- Directed by: Vernon Stallings
- Produced by: J.R. Bray
- Color process: Black and white
- Production company: Bray Productions
- Distributed by: Goldwyn Pictures
- Release date: March 3, 1920;
- Running time: 3:22
- Country: United States
- Language: English

= The Best Mouse Loses =

1920 film

The Best Mouse Loses is a 1920 silent short theatrical cartoon by Bray Productions featuring Krazy Kat.

==Plot==
A boxing match is about to begin, and Ignatz Mouse is one of the featured fighters, but Ignatz has no intention of winning when he tells a canine buddy he will go down purposely, and therefore asks the latter to wager his sack of cash on it. The rodent and the dog agree on the idea before entering the venue.

Momentarily, Krazy Kat arrives just outside the venue. He then meets a girl mouse who happens to be a sister of Ignatz. The girl mouse says to Krazy she'll be wagering her family's fortune that her brother will emerge victorious. She also requests him to make sure Ignatz prevails which Krazy accepts with pleasure.

The boxing match begins, and Krazy is the referee.

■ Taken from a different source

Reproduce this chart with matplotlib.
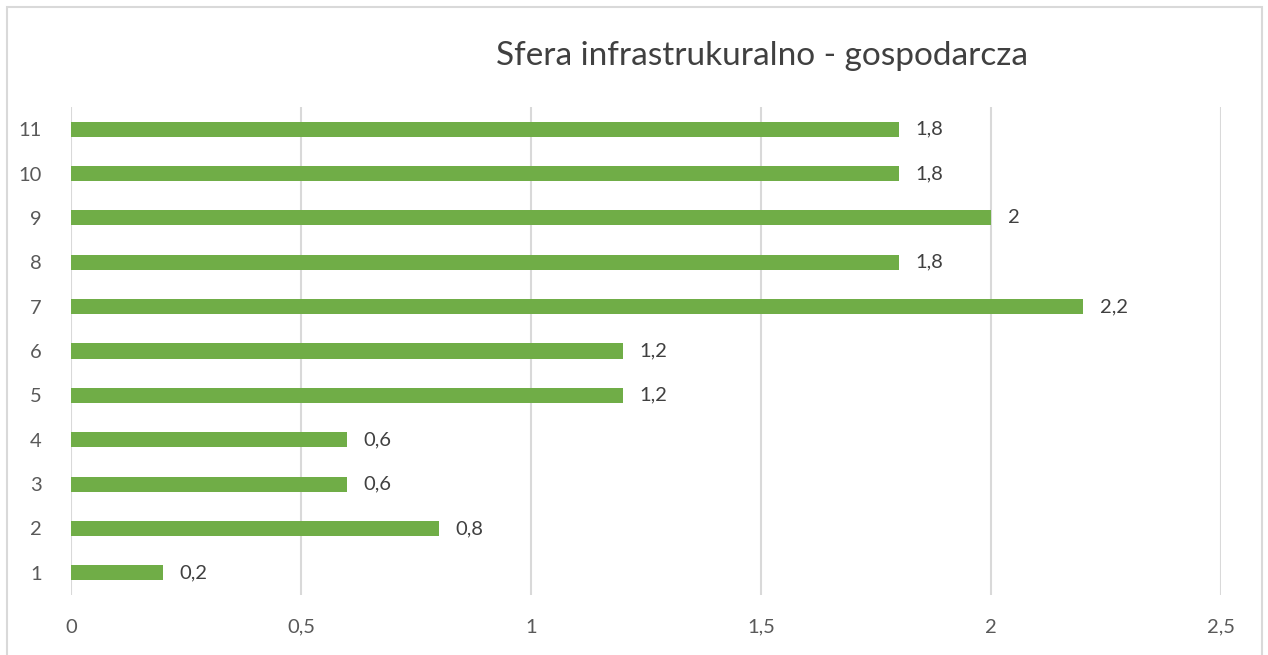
import matplotlib
matplotlib.use('Agg')
import matplotlib.pyplot as plt
from matplotlib.patches import Rectangle

categories = ['1', '2', '3', '4', '5', '6', '7', '8', '9', '10', '11']
values = [0.2, 0.8, 0.6, 0.6, 1.2, 1.2, 2.2, 1.8, 2.0, 1.8, 1.8]
x_ticks = [0, 0.5, 1, 1.5, 2, 2.5]
title = 'Sfera infrastrukuralno - gospodarcza'

def pl(v):
    s = ('%g' % v)
    return s.replace('.', ',')

plt.rcParams['font.family'] = ['Lato', 'DejaVu Sans']
fig = plt.figure(figsize=(12.68, 6.55), dpi=100)
ax = fig.add_axes([71/1268, 1-595/655, 1150/1268, 488/655])

pos = list(range(len(categories)))
ax.barh(pos, values, height=0.34, color='#70ad47', zorder=3)
for p, v in zip(pos, values):
    ax.text(v + 0.036, p, pl(v), va='center', ha='left', fontsize=14.5, color='#404040')

ax.set_xlim(0, 2.5)
ax.set_ylim(-0.5, len(categories) - 0.5)
ax.set_xticks(x_ticks)
ax.set_xticklabels([pl(t) for t in x_ticks])
ax.set_yticks(pos)
ax.set_yticklabels(categories)
ax.tick_params(length=0, labelsize=14.5, labelcolor='#595959')
ax.tick_params(axis='x', pad=17)
ax.tick_params(axis='y', pad=21)
ax.grid(axis='x', color='#d9d9d9', linewidth=1.5, zorder=0)
for s in ax.spines.values():
    s.set_visible(False)

fig.text(762/1268, 1-56/655, title, ha='center', va='center', fontsize=24, color='#404040')
fig.patches.append(Rectangle((7/1268, -0.1), 1255/1268, 1.1 - 7/655, transform=fig.transFigure,
                             fill=False, edgecolor='#d9d9d9', linewidth=1.5))

fig.savefig('out.png')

Ignatz and the opponent, however, start with some bizarre acts like dancing which prompts Krazy to tell them to actually fight. After the opponent makes a feeble contact, Ignatz drops deliberately, pretending to be knocked cold. Not wanting to disappoint the girl mouse, Krazy counts extremely slow until Ignatz is saved by the bell, much to the mouse's surprise. The second round starts but the fighters still hardly engage. After the contenders make a few moves, Krazy strikes and knocks down the opponent using his tail. He then counts out the opponent, and declares Ignatz the winner. Ignatz is infuriated by the bout's outcome, and therefore pummels Krazy with punches.